The entries below are to be written out again without alteration.

Charts and diagrams as code:
========

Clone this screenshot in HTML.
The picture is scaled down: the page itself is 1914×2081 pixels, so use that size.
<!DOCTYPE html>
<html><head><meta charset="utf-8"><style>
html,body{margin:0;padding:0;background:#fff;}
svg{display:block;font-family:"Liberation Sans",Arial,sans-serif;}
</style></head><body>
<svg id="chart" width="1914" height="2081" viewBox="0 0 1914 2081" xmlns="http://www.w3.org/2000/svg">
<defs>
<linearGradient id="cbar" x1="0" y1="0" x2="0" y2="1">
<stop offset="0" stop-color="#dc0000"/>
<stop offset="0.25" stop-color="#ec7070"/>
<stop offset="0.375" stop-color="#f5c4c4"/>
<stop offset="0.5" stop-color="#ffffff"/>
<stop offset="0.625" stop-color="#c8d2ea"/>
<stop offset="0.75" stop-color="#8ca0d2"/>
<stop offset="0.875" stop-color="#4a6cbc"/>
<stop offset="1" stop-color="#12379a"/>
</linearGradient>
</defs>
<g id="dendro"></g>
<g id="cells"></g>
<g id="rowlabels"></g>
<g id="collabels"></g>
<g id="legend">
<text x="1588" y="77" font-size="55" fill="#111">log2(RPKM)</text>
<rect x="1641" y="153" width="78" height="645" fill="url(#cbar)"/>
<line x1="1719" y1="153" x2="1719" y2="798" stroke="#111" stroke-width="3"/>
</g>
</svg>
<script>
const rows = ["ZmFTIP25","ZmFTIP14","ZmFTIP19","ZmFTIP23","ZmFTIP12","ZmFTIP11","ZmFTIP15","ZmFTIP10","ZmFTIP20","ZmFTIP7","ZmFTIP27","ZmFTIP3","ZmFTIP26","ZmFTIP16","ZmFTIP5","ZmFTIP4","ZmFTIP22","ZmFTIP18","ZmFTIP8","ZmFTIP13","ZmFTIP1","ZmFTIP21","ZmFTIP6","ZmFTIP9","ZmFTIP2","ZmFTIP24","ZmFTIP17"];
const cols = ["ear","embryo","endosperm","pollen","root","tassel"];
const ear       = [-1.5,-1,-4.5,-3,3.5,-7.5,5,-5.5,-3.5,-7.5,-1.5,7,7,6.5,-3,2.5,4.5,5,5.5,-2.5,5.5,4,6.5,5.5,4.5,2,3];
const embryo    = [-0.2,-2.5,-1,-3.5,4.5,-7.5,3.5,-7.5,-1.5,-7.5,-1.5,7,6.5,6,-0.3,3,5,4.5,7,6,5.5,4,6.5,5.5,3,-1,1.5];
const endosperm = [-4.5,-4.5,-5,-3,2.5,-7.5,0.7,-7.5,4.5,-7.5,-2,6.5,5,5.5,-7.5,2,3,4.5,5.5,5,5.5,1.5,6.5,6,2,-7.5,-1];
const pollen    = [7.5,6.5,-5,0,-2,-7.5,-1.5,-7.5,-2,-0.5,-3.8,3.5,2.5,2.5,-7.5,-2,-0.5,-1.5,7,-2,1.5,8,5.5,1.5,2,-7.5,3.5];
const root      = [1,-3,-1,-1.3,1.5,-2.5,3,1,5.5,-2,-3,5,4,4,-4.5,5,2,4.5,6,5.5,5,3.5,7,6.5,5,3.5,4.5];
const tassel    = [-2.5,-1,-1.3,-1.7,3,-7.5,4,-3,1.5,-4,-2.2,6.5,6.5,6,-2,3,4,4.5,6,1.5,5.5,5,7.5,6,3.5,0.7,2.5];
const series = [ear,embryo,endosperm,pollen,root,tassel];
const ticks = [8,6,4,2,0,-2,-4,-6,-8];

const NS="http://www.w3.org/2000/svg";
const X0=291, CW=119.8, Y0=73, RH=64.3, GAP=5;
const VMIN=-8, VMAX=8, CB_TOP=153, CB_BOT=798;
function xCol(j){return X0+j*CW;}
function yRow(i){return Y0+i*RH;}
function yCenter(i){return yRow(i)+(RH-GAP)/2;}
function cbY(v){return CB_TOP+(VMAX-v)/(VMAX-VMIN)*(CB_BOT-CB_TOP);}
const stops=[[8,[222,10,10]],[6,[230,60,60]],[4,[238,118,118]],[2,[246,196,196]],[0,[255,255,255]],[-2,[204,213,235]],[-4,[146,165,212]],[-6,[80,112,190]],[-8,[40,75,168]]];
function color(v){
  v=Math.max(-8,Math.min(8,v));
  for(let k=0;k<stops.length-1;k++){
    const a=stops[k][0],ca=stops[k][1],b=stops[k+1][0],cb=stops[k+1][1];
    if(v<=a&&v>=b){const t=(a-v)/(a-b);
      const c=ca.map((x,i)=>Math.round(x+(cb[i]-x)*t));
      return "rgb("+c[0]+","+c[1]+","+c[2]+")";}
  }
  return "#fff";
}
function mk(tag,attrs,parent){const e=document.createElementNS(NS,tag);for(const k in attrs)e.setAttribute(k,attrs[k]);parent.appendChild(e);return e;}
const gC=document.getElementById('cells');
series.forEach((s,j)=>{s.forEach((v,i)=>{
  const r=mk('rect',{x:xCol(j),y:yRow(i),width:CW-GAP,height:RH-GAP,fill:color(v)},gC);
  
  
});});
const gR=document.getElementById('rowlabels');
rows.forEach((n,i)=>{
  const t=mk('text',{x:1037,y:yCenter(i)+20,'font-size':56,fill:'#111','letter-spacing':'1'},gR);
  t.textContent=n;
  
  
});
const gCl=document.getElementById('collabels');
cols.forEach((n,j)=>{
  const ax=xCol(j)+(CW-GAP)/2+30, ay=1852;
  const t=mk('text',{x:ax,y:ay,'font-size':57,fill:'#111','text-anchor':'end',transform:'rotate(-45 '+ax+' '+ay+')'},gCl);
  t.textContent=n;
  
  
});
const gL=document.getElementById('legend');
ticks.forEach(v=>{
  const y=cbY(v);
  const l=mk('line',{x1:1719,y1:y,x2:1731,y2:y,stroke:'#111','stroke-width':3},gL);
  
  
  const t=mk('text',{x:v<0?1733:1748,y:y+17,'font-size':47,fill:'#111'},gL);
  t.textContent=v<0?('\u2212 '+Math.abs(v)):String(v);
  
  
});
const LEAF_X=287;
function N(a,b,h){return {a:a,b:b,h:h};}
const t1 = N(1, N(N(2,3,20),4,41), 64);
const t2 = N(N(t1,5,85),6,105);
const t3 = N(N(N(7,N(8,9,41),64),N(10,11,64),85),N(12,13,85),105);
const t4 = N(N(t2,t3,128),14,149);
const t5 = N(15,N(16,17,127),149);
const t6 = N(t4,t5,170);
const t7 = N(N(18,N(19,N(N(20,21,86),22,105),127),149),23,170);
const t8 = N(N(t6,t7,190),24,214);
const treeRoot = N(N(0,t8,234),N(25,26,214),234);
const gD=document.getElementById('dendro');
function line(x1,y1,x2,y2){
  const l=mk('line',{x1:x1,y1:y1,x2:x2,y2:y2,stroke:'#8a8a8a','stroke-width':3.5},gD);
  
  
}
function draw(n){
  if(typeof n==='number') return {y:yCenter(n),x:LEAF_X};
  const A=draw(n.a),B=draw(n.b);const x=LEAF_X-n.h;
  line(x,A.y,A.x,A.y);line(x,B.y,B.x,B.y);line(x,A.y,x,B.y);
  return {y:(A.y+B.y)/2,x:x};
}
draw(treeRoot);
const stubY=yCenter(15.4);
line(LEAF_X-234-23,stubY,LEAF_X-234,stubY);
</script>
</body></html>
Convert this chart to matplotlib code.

========

• [Output]
Clone this screenshot in HTML.
The picture is scaled down: the page itself is 1914×2081 pixels, so use that size.
<!DOCTYPE html>
<html><head><meta charset="utf-8"><style>
html,body{margin:0;padding:0;background:#fff;}
svg{display:block;font-family:"Liberation Sans",Arial,sans-serif;}
</style></head><body>
<svg id="chart" width="1914" height="2081" viewBox="0 0 1914 2081" xmlns="http://www.w3.org/2000/svg">
<defs>
<linearGradient id="cbar" x1="0" y1="0" x2="0" y2="1">
<stop offset="0" stop-color="#dc0000"/>
<stop offset="0.25" stop-color="#ec7070"/>
<stop offset="0.375" stop-color="#f5c4c4"/>
<stop offset="0.5" stop-color="#ffffff"/>
<stop offset="0.625" stop-color="#c8d2ea"/>
<stop offset="0.75" stop-color="#8ca0d2"/>
<stop offset="0.875" stop-color="#4a6cbc"/>
<stop offset="1" stop-color="#12379a"/>
</linearGradient>
</defs>
<g id="dendro"></g>
<g id="cells"></g>
<g id="rowlabels"></g>
<g id="collabels"></g>
<g id="legend">
<text x="1588" y="77" font-size="55" fill="#111">log2(RPKM)</text>
<rect x="1641" y="153" width="78" height="645" fill="url(#cbar)"/>
<line x1="1719" y1="153" x2="1719" y2="798" stroke="#111" stroke-width="3"/>
</g>
</svg>
<script>
const rows = ["ZmFTIP25","ZmFTIP14","ZmFTIP19","ZmFTIP23","ZmFTIP12","ZmFTIP11","ZmFTIP15","ZmFTIP10","ZmFTIP20","ZmFTIP7","ZmFTIP27","ZmFTIP3","ZmFTIP26","ZmFTIP16","ZmFTIP5","ZmFTIP4","ZmFTIP22","ZmFTIP18","ZmFTIP8","ZmFTIP13","ZmFTIP1","ZmFTIP21","ZmFTIP6","ZmFTIP9","ZmFTIP2","ZmFTIP24","ZmFTIP17"];
const cols = ["ear","embryo","endosperm","pollen","root","tassel"];
const ear       = [-1.5,-1,-4.5,-3,3.5,-7.5,5,-5.5,-3.5,-7.5,-1.5,7,7,6.5,-3,2.5,4.5,5,5.5,-2.5,5.5,4,6.5,5.5,4.5,2,3];
const embryo    = [-0.2,-2.5,-1,-3.5,4.5,-7.5,3.5,-7.5,-1.5,-7.5,-1.5,7,6.5,6,-0.3,3,5,4.5,7,6,5.5,4,6.5,5.5,3,-1,1.5];
const endosperm = [-4.5,-4.5,-5,-3,2.5,-7.5,0.7,-7.5,4.5,-7.5,-2,6.5,5,5.5,-7.5,2,3,4.5,5.5,5,5.5,1.5,6.5,6,2,-7.5,-1];
const pollen    = [7.5,6.5,-5,0,-2,-7.5,-1.5,-7.5,-2,-0.5,-3.8,3.5,2.5,2.5,-7.5,-2,-0.5,-1.5,7,-2,1.5,8,5.5,1.5,2,-7.5,3.5];
const root      = [1,-3,-1,-1.3,1.5,-2.5,3,1,5.5,-2,-3,5,4,4,-4.5,5,2,4.5,6,5.5,5,3.5,7,6.5,5,3.5,4.5];
const tassel    = [-2.5,-1,-1.3,-1.7,3,-7.5,4,-3,1.5,-4,-2.2,6.5,6.5,6,-2,3,4,4.5,6,1.5,5.5,5,7.5,6,3.5,0.7,2.5];
const series = [ear,embryo,endosperm,pollen,root,tassel];
const ticks = [8,6,4,2,0,-2,-4,-6,-8];

const NS="http://www.w3.org/2000/svg";
const X0=291, CW=119.8, Y0=73, RH=64.3, GAP=5;
const VMIN=-8, VMAX=8, CB_TOP=153, CB_BOT=798;
function xCol(j){return X0+j*CW;}
function yRow(i){return Y0+i*RH;}
function yCenter(i){return yRow(i)+(RH-GAP)/2;}
function cbY(v){return CB_TOP+(VMAX-v)/(VMAX-VMIN)*(CB_BOT-CB_TOP);}
const stops=[[8,[222,10,10]],[6,[230,60,60]],[4,[238,118,118]],[2,[246,196,196]],[0,[255,255,255]],[-2,[204,213,235]],[-4,[146,165,212]],[-6,[80,112,190]],[-8,[40,75,168]]];
function color(v){
  v=Math.max(-8,Math.min(8,v));
  for(let k=0;k<stops.length-1;k++){
    const a=stops[k][0],ca=stops[k][1],b=stops[k+1][0],cb=stops[k+1][1];
    if(v<=a&&v>=b){const t=(a-v)/(a-b);
      const c=ca.map((x,i)=>Math.round(x+(cb[i]-x)*t));
      return "rgb("+c[0]+","+c[1]+","+c[2]+")";}
  }
  return "#fff";
}
function mk(tag,attrs,parent){const e=document.createElementNS(NS,tag);for(const k in attrs)e.setAttribute(k,attrs[k]);parent.appendChild(e);return e;}
const gC=document.getElementById('cells');
series.forEach((s,j)=>{s.forEach((v,i)=>{
  const r=mk('rect',{x:xCol(j),y:yRow(i),width:CW-GAP,height:RH-GAP,fill:color(v)},gC);
  
  
});});
const gR=document.getElementById('rowlabels');
rows.forEach((n,i)=>{
  const t=mk('text',{x:1037,y:yCenter(i)+20,'font-size':56,fill:'#111','letter-spacing':'1'},gR);
  t.textContent=n;
  
  
});
const gCl=document.getElementById('collabels');
cols.forEach((n,j)=>{
  const ax=xCol(j)+(CW-GAP)/2+30, ay=1852;
  const t=mk('text',{x:ax,y:ay,'font-size':57,fill:'#111','text-anchor':'end',transform:'rotate(-45 '+ax+' '+ay+')'},gCl);
  t.textContent=n;
  
  
});
const gL=document.getElementById('legend');
ticks.forEach(v=>{
  const y=cbY(v);
  const l=mk('line',{x1:1719,y1:y,x2:1731,y2:y,stroke:'#111','stroke-width':3},gL);
  
  
  const t=mk('text',{x:v<0?1733:1748,y:y+17,'font-size':47,fill:'#111'},gL);
  t.textContent=v<0?('\u2212 '+Math.abs(v)):String(v);
  
  
});
const LEAF_X=287;
function N(a,b,h){return {a:a,b:b,h:h};}
const t1 = N(1, N(N(2,3,20),4,41), 64);
const t2 = N(N(t1,5,85),6,105);
const t3 = N(N(N(7,N(8,9,41),64),N(10,11,64),85),N(12,13,85),105);
const t4 = N(N(t2,t3,128),14,149);
const t5 = N(15,N(16,17,127),149);
const t6 = N(t4,t5,170);
const t7 = N(N(18,N(19,N(N(20,21,86),22,105),127),149),23,170);
const t8 = N(N(t6,t7,190),24,214);
const treeRoot = N(N(0,t8,234),N(25,26,214),234);
const gD=document.getElementById('dendro');
function line(x1,y1,x2,y2){
  const l=mk('line',{x1:x1,y1:y1,x2:x2,y2:y2,stroke:'#8a8a8a','stroke-width':3.5},gD);
  
  
}
function draw(n){
  if(typeof n==='number') return {y:yCenter(n),x:LEAF_X};
  const A=draw(n.a),B=draw(n.b);const x=LEAF_X-n.h;
  line(x,A.y,A.x,A.y);line(x,B.y,B.x,B.y);line(x,A.y,x,B.y);
  return {y:(A.y+B.y)/2,x:x};
}
draw(treeRoot);
const stubY=yCenter(15.4);
line(LEAF_X-234-23,stubY,LEAF_X-234,stubY);
</script>
</body></html>
Convert this chart to matplotlib code.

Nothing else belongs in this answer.